Crossett City Council met in special session April 26 to discuss bringing the city into compliance regarding redistricting voting zones.
Councilman Chris Gill said, “We did hold the special meeting where we presented two options to the council. That was based on the feedback and work with the Arkansas State Geographic Information Systems (GIS) Office and the Arkansas Secretary of State.”
Gill had been gathering information and working with representatives from both offices to come up with a proposal to bring before the city council for approval.
He and others from the council had gained insight into the matter while collaborating with their peers at a Municipal League Convention.
“They shared information on how we could determine the variance and that got the ball rolling,” said Gill.
The recommendations Gill was given to work with were based on statutes that govern redistricting laws that all municipalities have to follow.
The city is required to keep variances below 10 percent, and Gill said, “The proposed changes will actually get us down below seven percent.”
The latest census put the city of Crossett’s voting population at 4,822 people. Crossett’s local voting districts are currently at a 22 percent variance, which means some wards now have a higher population of voters than others.

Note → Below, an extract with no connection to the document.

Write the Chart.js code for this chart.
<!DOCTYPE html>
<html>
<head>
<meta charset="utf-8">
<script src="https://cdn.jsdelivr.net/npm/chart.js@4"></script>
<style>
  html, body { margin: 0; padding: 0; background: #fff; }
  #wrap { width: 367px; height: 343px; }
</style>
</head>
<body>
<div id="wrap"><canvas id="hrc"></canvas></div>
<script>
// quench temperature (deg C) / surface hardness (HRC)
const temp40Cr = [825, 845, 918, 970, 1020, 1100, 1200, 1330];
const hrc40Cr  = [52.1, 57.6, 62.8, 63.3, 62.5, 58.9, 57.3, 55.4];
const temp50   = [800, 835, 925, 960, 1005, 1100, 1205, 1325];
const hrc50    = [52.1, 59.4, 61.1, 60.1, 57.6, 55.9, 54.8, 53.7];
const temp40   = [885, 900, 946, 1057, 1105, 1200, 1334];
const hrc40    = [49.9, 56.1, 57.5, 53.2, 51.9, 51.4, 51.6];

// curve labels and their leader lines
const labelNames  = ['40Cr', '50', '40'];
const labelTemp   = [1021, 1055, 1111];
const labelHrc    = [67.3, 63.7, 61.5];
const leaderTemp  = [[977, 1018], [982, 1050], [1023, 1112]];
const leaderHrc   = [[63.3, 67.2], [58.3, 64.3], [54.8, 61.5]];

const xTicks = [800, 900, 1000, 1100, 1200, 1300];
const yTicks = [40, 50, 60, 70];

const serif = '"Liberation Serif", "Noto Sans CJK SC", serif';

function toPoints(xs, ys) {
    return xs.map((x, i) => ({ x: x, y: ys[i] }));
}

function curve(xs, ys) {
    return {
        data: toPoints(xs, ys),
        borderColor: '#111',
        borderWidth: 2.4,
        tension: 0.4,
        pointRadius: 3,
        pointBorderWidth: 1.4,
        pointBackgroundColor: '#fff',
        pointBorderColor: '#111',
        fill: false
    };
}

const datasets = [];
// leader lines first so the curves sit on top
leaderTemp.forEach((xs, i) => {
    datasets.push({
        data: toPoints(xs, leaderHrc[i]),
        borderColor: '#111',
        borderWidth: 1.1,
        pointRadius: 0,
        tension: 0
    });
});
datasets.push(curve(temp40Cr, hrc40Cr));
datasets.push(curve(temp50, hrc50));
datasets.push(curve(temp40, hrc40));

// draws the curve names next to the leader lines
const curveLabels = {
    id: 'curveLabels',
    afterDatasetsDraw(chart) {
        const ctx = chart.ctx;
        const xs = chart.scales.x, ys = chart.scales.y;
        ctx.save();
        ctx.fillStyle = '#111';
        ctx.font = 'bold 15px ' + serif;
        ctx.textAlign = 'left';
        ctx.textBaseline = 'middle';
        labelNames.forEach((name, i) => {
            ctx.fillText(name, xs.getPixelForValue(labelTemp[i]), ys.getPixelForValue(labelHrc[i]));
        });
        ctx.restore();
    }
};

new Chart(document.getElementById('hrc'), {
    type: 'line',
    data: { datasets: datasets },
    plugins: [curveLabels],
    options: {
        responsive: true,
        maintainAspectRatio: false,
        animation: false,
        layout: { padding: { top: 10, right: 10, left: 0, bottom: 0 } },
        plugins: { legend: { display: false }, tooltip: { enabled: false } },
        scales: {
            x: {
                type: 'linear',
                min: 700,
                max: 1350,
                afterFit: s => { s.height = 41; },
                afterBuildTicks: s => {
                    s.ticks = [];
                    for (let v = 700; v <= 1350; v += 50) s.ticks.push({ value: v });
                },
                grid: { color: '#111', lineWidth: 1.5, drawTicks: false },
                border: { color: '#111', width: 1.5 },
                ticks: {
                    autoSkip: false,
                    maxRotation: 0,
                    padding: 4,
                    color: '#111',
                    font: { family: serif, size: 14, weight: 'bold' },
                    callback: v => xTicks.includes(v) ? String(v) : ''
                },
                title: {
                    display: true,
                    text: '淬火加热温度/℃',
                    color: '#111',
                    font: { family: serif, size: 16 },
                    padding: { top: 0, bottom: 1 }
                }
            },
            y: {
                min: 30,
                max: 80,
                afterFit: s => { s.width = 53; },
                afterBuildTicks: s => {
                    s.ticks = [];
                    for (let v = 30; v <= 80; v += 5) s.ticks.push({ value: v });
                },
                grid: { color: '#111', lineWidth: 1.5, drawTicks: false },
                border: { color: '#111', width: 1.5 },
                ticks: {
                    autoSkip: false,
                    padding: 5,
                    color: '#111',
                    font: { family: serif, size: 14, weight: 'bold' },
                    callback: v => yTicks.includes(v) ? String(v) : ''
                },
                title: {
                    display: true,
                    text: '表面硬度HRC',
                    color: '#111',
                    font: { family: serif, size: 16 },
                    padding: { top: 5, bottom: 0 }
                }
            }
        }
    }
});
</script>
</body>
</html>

The goal is to average out the three wards’ voting population by adjusting the boundaries of each ward. Based on Crossett’s voter population, that would mean each ward would need to encompass 1,607 voters.
The current population in each ward varies. Ward 1 contains 1,400 voters, Ward 2 has 1,659, and Ward 3 has 1,763.
According to Gill, he and Crossett Mayor Crystal Marshall “worked together to contact the Secretary of State office initially and worked with a representative there to get set up with a tool that State GIS uses…to determine the population or census blocks and variance based on the last census.”
Gill explained that once they ran the data through the program, “There were two options, and we chose the option that would give us the greatest improvement while impacting the least amount of people.”
According to the two proposals presented at the meeting, option one involves “moving about 148 people from Ward 3 to Ward 1. This proposal changes the blocks of Pine Street, Oak Street, and Beech Street from 9th Avenue to 11th Avenue from Ward 3 to Ward 1. This option brings the overall deviation to 4.4 percent.”
The second option proposed “splits blocks of Elm, Cedar, Hickory, and Maple Street and brings the deviation level to 6.1 percent.”
The councilmembers were in agreement that option one would be the best choice, so a motion was made by Councilman Knight and seconded by Councilman Carter for “City Attorney (James) Hamilton to draw up an ordinance redistricting the wards as presented in the first proposal.”
After a roll call vote, the motion was passed unanimously.
Gill said the next step in reaching compliance “will be in the next council meeting this month—we will vote that ordinance in.”
Gill said, “I don’t really know the last time it was done, but the state said based on that 22 percent (variance) it’s been a long time since it’s been changed.”
Gill said he understands; “No one wants to change boundary lines,” but in this case it was necessary to bring the city into compliance.
“The way it’s set up—every voter in Crossett can vote for whomever they want to on the city council, so it won’t affect their rights,” said Gill.
He explained, “There are areas in other parts of the state where redistricting changes make a big difference, but that doesn’t apply to this situation.”
Crossett City Council members are elected using an at-large election system, meaning any voter can cast a ballot for any candidate running for office, regardless of what ward the voter resides in.
Gill said once the council was made aware of the non-compliant variance, “We were initially very concerned, and after doing some looking into it, we were behind, but no one knew we were behind.”
Gill admitted, “It was new to everyone—all members of the city council, including the mayor and the city attorney.”
As for why these changes are happening now, Gill said, “(Municipalities) are only supposed to make these changes every 10 years, after the census, and only if you are not in compliance.”
He continued, “It is the council’s responsibility to make sure each ward is represented as equally as possible. This is usually done after the final census results are issued.”
Gill, who was recognized by Marshall for his efforts on researching the redistricting issue, said, “We are really trying to make things better for Crossett in every way we can.”